> [JOB]:
Scan the material below for the string "seaborn", and copy every line where it shows up.

> [DATA BLOCK]:
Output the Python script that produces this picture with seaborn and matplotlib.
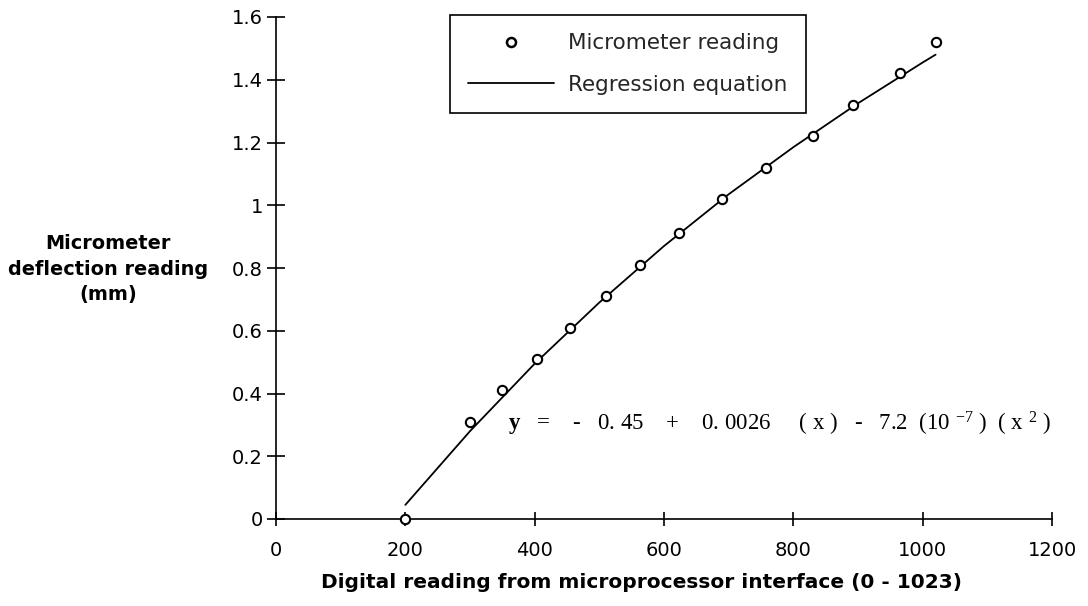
import matplotlib
matplotlib.use("Agg")
import matplotlib.pyplot as plt
from matplotlib.lines import Line2D
import seaborn as sns

# Micrometer readings against digital reading
reading_x = [200, 300, 350, 403, 455, 510, 563, 623, 690, 757, 830, 893, 965, 1020]
reading_y = [0.00, 0.31, 0.41, 0.51, 0.61, 0.71, 0.81, 0.91, 1.02, 1.12, 1.22, 1.32, 1.42, 1.52]

# Regression curve sampled along the digital reading
curve_x = [200, 300, 400, 500, 600, 700, 800, 900, 1000, 1020]
curve_y = [0.045, 0.28, 0.495, 0.69, 0.87, 1.035, 1.185, 1.325, 1.455, 1.48]

x_ticks = [0, 200, 400, 600, 800, 1000, 1200]
x_tick_labels = ["0", "200", "400", "600", "800", "1000", "1200"]
y_ticks = [0, 0.2, 0.4, 0.6, 0.8, 1.0, 1.2, 1.4, 1.6]
y_tick_labels = ["0", "0.2", "0.4", "0.6", "0.8", "1", "1.2", "1.4", "1.6"]

legend_labels = ["Micrometer reading", "Regression equation"]
x_title = "Digital reading from microprocessor interface (0 - 1023)"
y_title = "Micrometer\ndeflection reading\n(mm)"
equation = (r"$\mathbf{y}$   =    -   0. 45    +    0. 0026     ( x )   -   7.2  "
            r"(10 $^{-7}$ )  ( x $^{2}$ )")

sns.set_theme(style="white")
plt.rcParams["font.family"] = ["DejaVu Sans"]
plt.rcParams["mathtext.fontset"] = "custom"
plt.rcParams["mathtext.rm"] = "Liberation Serif"
plt.rcParams["mathtext.it"] = "Liberation Serif"
plt.rcParams["mathtext.bf"] = "Liberation Serif:bold"

fig = plt.figure(figsize=(10.88, 6.06), dpi=100)
ax = fig.add_axes([276 / 1088, 87 / 606, 776 / 1088, 502 / 606])

sns.lineplot(x=curve_x, y=curve_y, ax=ax, color="black", linewidth=1.3,
             sort=False, estimator=None)
sns.scatterplot(x=reading_x, y=reading_y, ax=ax, marker="o", s=45,
                facecolor="white", edgecolor="black", linewidth=1.5,
                zorder=4, clip_on=False)

ax.set_xlim(0, 1200)
ax.set_ylim(0, 1.6)
ax.set_xticks(x_ticks)
ax.set_xticklabels(x_tick_labels)
ax.set_yticks(y_ticks)
ax.set_yticklabels(y_tick_labels)

for side in ["top", "right"]:
    ax.spines[side].set_visible(False)
for side in ["left", "bottom"]:
    ax.spines[side].set_color("black")
    ax.spines[side].set_linewidth(1.2)

ax.tick_params(axis="y", direction="inout", length=13, width=1.2,
               color="black", pad=3, labelsize=14, labelcolor="black", left=True)
ax.tick_params(axis="x", direction="inout", length=10, width=1.2,
               color="black", pad=11, labelsize=14, labelcolor="black", bottom=True)

ax.set_xlabel(x_title, fontsize=14.5, fontweight="bold", color="black", va="center")
ax.xaxis.set_label_coords(0.4716, -0.1255)
ax.set_ylabel(y_title, fontsize=13.9, fontweight="bold", color="black",
              rotation=0, ha="center", va="center", multialignment="center",
              linespacing=1.45)
ax.yaxis.set_label_coords(-0.2165, 0.498)

ax.text(359, 0.303, equation, fontsize=16.5, color="black",
        family="Liberation Serif", ha="left", va="center")

handles = [
    Line2D([], [], linestyle="none", marker="o", markersize=6.5,
           markerfacecolor="white", markeredgecolor="black", markeredgewidth=1.8),
    Line2D([], [], color="black", linewidth=1.3),
]
leg = ax.legend(handles, legend_labels, loc="upper left",
                bbox_to_anchor=(0.224, 1.004), borderaxespad=0,
                fontsize=15.5, frameon=True, fancybox=False, shadow=False,
                handlelength=4.0, handletextpad=0.65, labelspacing=1.0,
                borderpad=0.85)
leg.get_frame().set_edgecolor("black")
leg.get_frame().set_linewidth(1.2)
leg.get_frame().set_facecolor("white")
leg.get_frame().set_alpha(1)

fig.savefig("out.png", dpi=100, facecolor="white")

> [SOLUTION FOR THIS TASK]:
Output the Python script that produces this picture with seaborn and matplotlib.
import seaborn as sns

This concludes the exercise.